■ **Problem requirements**: Can you transcribe the data exactly? Leave the pictures out.

■ **Data block**:
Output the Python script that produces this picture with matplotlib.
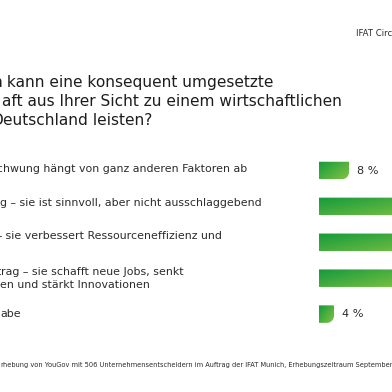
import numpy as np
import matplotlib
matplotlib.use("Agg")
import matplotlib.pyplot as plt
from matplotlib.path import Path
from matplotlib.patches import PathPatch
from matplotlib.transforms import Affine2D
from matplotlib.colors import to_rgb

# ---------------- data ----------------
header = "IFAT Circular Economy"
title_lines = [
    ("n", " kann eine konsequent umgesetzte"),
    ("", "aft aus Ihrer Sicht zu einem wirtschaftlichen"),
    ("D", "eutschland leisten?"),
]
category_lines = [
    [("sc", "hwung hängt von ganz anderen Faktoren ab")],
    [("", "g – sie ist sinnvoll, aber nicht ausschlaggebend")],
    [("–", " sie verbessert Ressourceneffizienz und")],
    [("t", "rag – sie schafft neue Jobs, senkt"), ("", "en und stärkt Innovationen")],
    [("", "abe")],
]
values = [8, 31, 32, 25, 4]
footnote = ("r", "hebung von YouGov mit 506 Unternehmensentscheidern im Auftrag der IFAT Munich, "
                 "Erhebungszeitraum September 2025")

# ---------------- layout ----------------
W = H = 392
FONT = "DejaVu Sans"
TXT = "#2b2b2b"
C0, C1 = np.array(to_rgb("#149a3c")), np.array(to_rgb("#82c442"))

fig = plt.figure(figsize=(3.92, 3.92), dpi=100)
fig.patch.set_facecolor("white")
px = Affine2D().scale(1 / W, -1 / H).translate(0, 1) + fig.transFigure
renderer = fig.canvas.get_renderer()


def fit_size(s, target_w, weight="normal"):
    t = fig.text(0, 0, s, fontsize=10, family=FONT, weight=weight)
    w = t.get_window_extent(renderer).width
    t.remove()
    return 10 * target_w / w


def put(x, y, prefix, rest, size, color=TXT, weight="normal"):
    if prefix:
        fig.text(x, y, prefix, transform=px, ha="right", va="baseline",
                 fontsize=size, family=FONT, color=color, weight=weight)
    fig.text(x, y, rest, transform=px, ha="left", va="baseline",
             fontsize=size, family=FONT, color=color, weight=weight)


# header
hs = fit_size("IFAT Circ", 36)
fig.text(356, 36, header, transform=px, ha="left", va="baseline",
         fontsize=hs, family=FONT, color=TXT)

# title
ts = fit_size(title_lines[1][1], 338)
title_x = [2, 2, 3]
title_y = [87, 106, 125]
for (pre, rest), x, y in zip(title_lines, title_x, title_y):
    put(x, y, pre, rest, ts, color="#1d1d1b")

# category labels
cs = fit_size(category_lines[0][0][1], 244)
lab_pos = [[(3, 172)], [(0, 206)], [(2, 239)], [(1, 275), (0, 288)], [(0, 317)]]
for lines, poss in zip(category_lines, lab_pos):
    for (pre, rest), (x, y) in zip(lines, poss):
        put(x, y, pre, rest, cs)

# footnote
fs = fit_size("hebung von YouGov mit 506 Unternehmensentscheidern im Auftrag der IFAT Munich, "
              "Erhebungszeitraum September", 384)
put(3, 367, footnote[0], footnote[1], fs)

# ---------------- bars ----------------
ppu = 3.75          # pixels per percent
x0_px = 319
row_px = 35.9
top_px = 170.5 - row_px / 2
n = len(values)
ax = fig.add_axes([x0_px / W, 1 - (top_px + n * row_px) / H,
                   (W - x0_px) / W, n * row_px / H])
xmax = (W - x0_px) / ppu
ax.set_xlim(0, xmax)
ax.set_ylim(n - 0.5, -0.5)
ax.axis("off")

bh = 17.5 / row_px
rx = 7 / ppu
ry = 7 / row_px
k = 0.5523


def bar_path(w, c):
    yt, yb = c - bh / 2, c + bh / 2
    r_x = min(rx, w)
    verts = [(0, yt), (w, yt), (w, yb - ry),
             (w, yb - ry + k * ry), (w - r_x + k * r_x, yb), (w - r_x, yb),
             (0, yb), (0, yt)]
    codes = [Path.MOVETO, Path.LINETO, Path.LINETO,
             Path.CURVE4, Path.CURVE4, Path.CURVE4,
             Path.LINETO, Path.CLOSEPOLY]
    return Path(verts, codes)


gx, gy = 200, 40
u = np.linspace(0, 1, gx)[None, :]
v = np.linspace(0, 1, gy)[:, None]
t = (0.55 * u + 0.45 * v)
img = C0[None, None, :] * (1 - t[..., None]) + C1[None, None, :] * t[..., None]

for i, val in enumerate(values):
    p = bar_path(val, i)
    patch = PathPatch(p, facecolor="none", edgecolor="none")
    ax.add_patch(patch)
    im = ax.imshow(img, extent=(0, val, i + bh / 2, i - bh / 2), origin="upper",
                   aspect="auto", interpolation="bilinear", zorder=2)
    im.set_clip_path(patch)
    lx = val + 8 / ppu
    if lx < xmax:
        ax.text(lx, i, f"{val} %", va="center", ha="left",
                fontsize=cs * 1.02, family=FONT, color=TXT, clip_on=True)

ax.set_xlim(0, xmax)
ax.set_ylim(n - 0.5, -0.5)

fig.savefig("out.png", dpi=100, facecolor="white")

■ **Answer to the task**:
Output the Python script that produces this picture with matplotlib.
import numpy as np
import matplotlib
matplotlib.use("Agg")
import matplotlib.pyplot as plt
from matplotlib.path import Path
from matplotlib.patches import PathPatch
from matplotlib.transforms import Affine2D
from matplotlib.colors import to_rgb

# ---------------- data ----------------
header = "IFAT Circular Economy"
title_lines = [
    ("n", " kann eine konsequent umgesetzte"),
    ("", "aft aus Ihrer Sicht zu einem wirtschaftlichen"),
    ("D", "eutschland leisten?"),
]
category_lines = [
    [("sc", "hwung hängt von ganz anderen Faktoren ab")],
    [("", "g – sie ist sinnvoll, aber nicht ausschlaggebend")],
    [("–", " sie verbessert Ressourceneffizienz und")],
    [("t", "rag – sie schafft neue Jobs, senkt"), ("", "en und stärkt Innovationen")],
    [("", "abe")],
]
values = [8, 31, 32, 25, 4]
footnote = ("r", "hebung von YouGov mit 506 Unternehmensentscheidern im Auftrag der IFAT Munich, "
                 "Erhebungszeitraum September 2025")

# ---------------- layout ----------------
W = H = 392
FONT = "DejaVu Sans"
TXT = "#2b2b2b"
C0, C1 = np.array(to_rgb("#149a3c")), np.array(to_rgb("#82c442"))

fig = plt.figure(figsize=(3.92, 3.92), dpi=100)
fig.patch.set_facecolor("white")
px = Affine2D().scale(1 / W, -1 / H).translate(0, 1) + fig.transFigure
renderer = fig.canvas.get_renderer()


def fit_size(s, target_w, weight="normal"):
    t = fig.text(0, 0, s, fontsize=10, family=FONT, weight=weight)
    w = t.get_window_extent(renderer).width
    t.remove()
    return 10 * target_w / w


def put(x, y, prefix, rest, size, color=TXT, weight="normal"):
    if prefix:
        fig.text(x, y, prefix, transform=px, ha="right", va="baseline",
                 fontsize=size, family=FONT, color=color, weight=weight)
    fig.text(x, y, rest, transform=px, ha="left", va="baseline",
             fontsize=size, family=FONT, color=color, weight=weight)


# header
hs = fit_size("IFAT Circ", 36)
fig.text(356, 36, header, transform=px, ha="left", va="baseline",
         fontsize=hs, family=FONT, color=TXT)

# title
ts = fit_size(title_lines[1][1], 338)
title_x = [2, 2, 3]
title_y = [87, 106, 125]
for (pre, rest), x, y in zip(title_lines, title_x, title_y):
    put(x, y, pre, rest, ts, color="#1d1d1b")

# category labels
cs = fit_size(category_lines[0][0][1], 244)
lab_pos = [[(3, 172)], [(0, 206)], [(2, 239)], [(1, 275), (0, 288)], [(0, 317)]]
for lines, poss in zip(category_lines, lab_pos):
    for (pre, rest), (x, y) in zip(lines, poss):
        put(x, y, pre, rest, cs)

# footnote
fs = fit_size("hebung von YouGov mit 506 Unternehmensentscheidern im Auftrag der IFAT Munich, "
              "Erhebungszeitraum September", 384)
put(3, 367, footnote[0], footnote[1], fs)

# ---------------- bars ----------------
ppu = 3.75          # pixels per percent
x0_px = 319
row_px = 35.9
top_px = 170.5 - row_px / 2
n = len(values)
ax = fig.add_axes([x0_px / W, 1 - (top_px + n * row_px) / H,
                   (W - x0_px) / W, n * row_px / H])
xmax = (W - x0_px) / ppu
ax.set_xlim(0, xmax)
ax.set_ylim(n - 0.5, -0.5)
ax.axis("off")

bh = 17.5 / row_px
rx = 7 / ppu
ry = 7 / row_px
k = 0.5523


def bar_path(w, c):
    yt, yb = c - bh / 2, c + bh / 2
    r_x = min(rx, w)
    verts = [(0, yt), (w, yt), (w, yb - ry),
             (w, yb - ry + k * ry), (w - r_x + k * r_x, yb), (w - r_x, yb),
             (0, yb), (0, yt)]
    codes = [Path.MOVETO, Path.LINETO, Path.LINETO,
             Path.CURVE4, Path.CURVE4, Path.CURVE4,
             Path.LINETO, Path.CLOSEPOLY]
    return Path(verts, codes)


gx, gy = 200, 40
u = np.linspace(0, 1, gx)[None, :]
v = np.linspace(0, 1, gy)[:, None]
t = (0.55 * u + 0.45 * v)
img = C0[None, None, :] * (1 - t[..., None]) + C1[None, None, :] * t[..., None]

for i, val in enumerate(values):
    p = bar_path(val, i)
    patch = PathPatch(p, facecolor="none", edgecolor="none")
    ax.add_patch(patch)
    im = ax.imshow(img, extent=(0, val, i + bh / 2, i - bh / 2), origin="upper",
                   aspect="auto", interpolation="bilinear", zorder=2)
    im.set_clip_path(patch)
    lx = val + 8 / ppu
    if lx < xmax:
        ax.text(lx, i, f"{val} %", va="center", ha="left",
                fontsize=cs * 1.02, family=FONT, color=TXT, clip_on=True)

ax.set_xlim(0, xmax)
ax.set_ylim(n - 0.5, -0.5)

fig.savefig("out.png", dpi=100, facecolor="white")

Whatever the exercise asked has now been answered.